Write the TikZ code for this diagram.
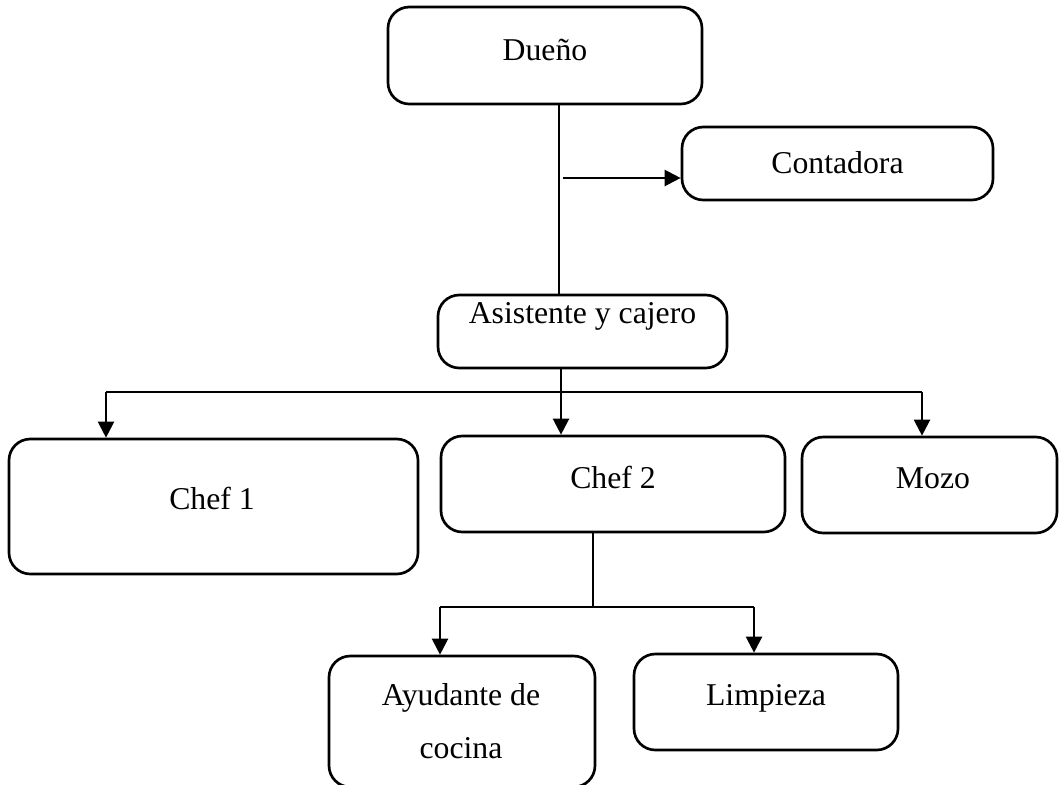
\documentclass[tikz,border=0pt]{standalone}
\usepackage{fontspec}
\setmainfont{Liberation Serif}
\usetikzlibrary{arrows.meta}
\begin{document}
\begin{tikzpicture}[x=0.75pt,y=-0.75pt,
  box/.style={draw=black, line width=2pt, rounded corners=16pt, inner sep=0pt, fill=white},
  txt/.style={inner sep=0pt, anchor=base, font=\fontsize{23.8}{30}\selectfont},
  thinl/.style={draw=black, line width=0.8pt},
  arr/.style={draw=black, line width=1.7pt, -{Triangle[length=12pt,width=12pt]}}]
\useasboundingbox (0,0) rectangle (1060,785);
\clip (0,0) rectangle (1060,785);
% boxes
\node[box, minimum width=235.5pt, minimum height=72.75pt] (duenio) at (545,55.5) {};
\node[box, minimum width=233.25pt, minimum height=54.75pt] (conta) at (837.5,163.5) {};
\node[box, minimum width=216.75pt, minimum height=54.75pt] (asist) at (582.5,331.5) {};
\node[box, minimum width=306.75pt, minimum height=101.25pt] (chef1) at (213.5,506.5) {};
\node[box, minimum width=258pt, minimum height=72pt] (chef2) at (613,484) {};
\node[box, minimum width=191.25pt, minimum height=72pt] (mozo) at (929.5,485) {};
\node[box, minimum width=199.5pt, minimum height=98.25pt] (ayud) at (462,721.5) {};
\node[box, minimum width=198pt, minimum height=72pt] (limp) at (766,702) {};
% texts
\node[txt] (tduenio) at (545,60) {Dueño};
\node[txt] (tconta) at (837.5,173) {Contadora};
\node[txt] (tasist) at (582.5,323) {Asistente y cajero};
\node[txt] (tchef1) at (212,509) {Chef 1};
\node[txt] (tchef2) at (613,488) {Chef 2};
\node[txt] (tmozo) at (933,488) {Mozo};
\node[txt] (tayud1) at (461,705) {Ayudante de};
\node[txt] (tayud2) at (461,758) {cocina};
\node[txt] (tlimp) at (766,705) {Limpieza};
% connectors
\coordinate (d1) at (559,104);
\draw[thinl] (d1) -- (d1 |- asist.north);
\coordinate (cA) at (563,178);
\draw[arr] (cA) -- (cA -| conta.west);
\coordinate (bus) at (561,392);
\coordinate (b1) at (106,392);
\coordinate (b3) at (922,392);
\draw[thinl] (bus |- asist.south) -- (bus);
\draw[thinl] (b1) -- (b3);
\draw[arr] (b1) -- (b1 |- chef1.north);
\draw[arr] (bus) -- (bus |- chef2.north);
\draw[arr] (b3) -- (b3 |- mozo.north);
\coordinate (c0) at (593,607);
\coordinate (c1) at (440,607);
\coordinate (c2) at (754,607);
\draw[thinl] (c0 |- chef2.south) -- (c0);
\draw[thinl] (c1) -- (c2);
\draw[arr] (c1) -- (c1 |- ayud.north);
\draw[arr] (c2) -- (c2 |- limp.north);
\end{tikzpicture}
\end{document}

• • •

### STATED GOAL
Transcribe all the data word for word; the images stay out.

### EXERCISE RESPONSE
Write the TikZ code for this diagram.
\documentclass[tikz,border=0pt]{standalone}
\usepackage{fontspec}
\setmainfont{Liberation Serif}
\usetikzlibrary{arrows.meta}
\begin{document}
\begin{tikzpicture}[x=0.75pt,y=-0.75pt,
  box/.style={draw=black, line width=2pt, rounded corners=16pt, inner sep=0pt, fill=white},
  txt/.style={inner sep=0pt, anchor=base, font=\fontsize{23.8}{30}\selectfont},
  thinl/.style={draw=black, line width=0.8pt},
  arr/.style={draw=black, line width=1.7pt, -{Triangle[length=12pt,width=12pt]}}]
\useasboundingbox (0,0) rectangle (1060,785);
\clip (0,0) rectangle (1060,785);
% boxes
\node[box, minimum width=235.5pt, minimum height=72.75pt] (duenio) at (545,55.5) {};
\node[box, minimum width=233.25pt, minimum height=54.75pt] (conta) at (837.5,163.5) {};
\node[box, minimum width=216.75pt, minimum height=54.75pt] (asist) at (582.5,331.5) {};
\node[box, minimum width=306.75pt, minimum height=101.25pt] (chef1) at (213.5,506.5) {};
\node[box, minimum width=258pt, minimum height=72pt] (chef2) at (613,484) {};
\node[box, minimum width=191.25pt, minimum height=72pt] (mozo) at (929.5,485) {};
\node[box, minimum width=199.5pt, minimum height=98.25pt] (ayud) at (462,721.5) {};
\node[box, minimum width=198pt, minimum height=72pt] (limp) at (766,702) {};
% texts
\node[txt] (tduenio) at (545,60) {Dueño};
\node[txt] (tconta) at (837.5,173) {Contadora};
\node[txt] (tasist) at (582.5,323) {Asistente y cajero};
\node[txt] (tchef1) at (212,509) {Chef 1};
\node[txt] (tchef2) at (613,488) {Chef 2};
\node[txt] (tmozo) at (933,488) {Mozo};
\node[txt] (tayud1) at (461,705) {Ayudante de};
\node[txt] (tayud2) at (461,758) {cocina};
\node[txt] (tlimp) at (766,705) {Limpieza};
% connectors
\coordinate (d1) at (559,104);
\draw[thinl] (d1) -- (d1 |- asist.north);
\coordinate (cA) at (563,178);
\draw[arr] (cA) -- (cA -| conta.west);
\coordinate (bus) at (561,392);
\coordinate (b1) at (106,392);
\coordinate (b3) at (922,392);
\draw[thinl] (bus |- asist.south) -- (bus);
\draw[thinl] (b1) -- (b3);
\draw[arr] (b1) -- (b1 |- chef1.north);
\draw[arr] (bus) -- (bus |- chef2.north);
\draw[arr] (b3) -- (b3 |- mozo.north);
\coordinate (c0) at (593,607);
\coordinate (c1) at (440,607);
\coordinate (c2) at (754,607);
\draw[thinl] (c0 |- chef2.south) -- (c0);
\draw[thinl] (c1) -- (c2);
\draw[arr] (c1) -- (c1 |- ayud.north);
\draw[arr] (c2) -- (c2 |- limp.north);
\end{tikzpicture}
\end{document}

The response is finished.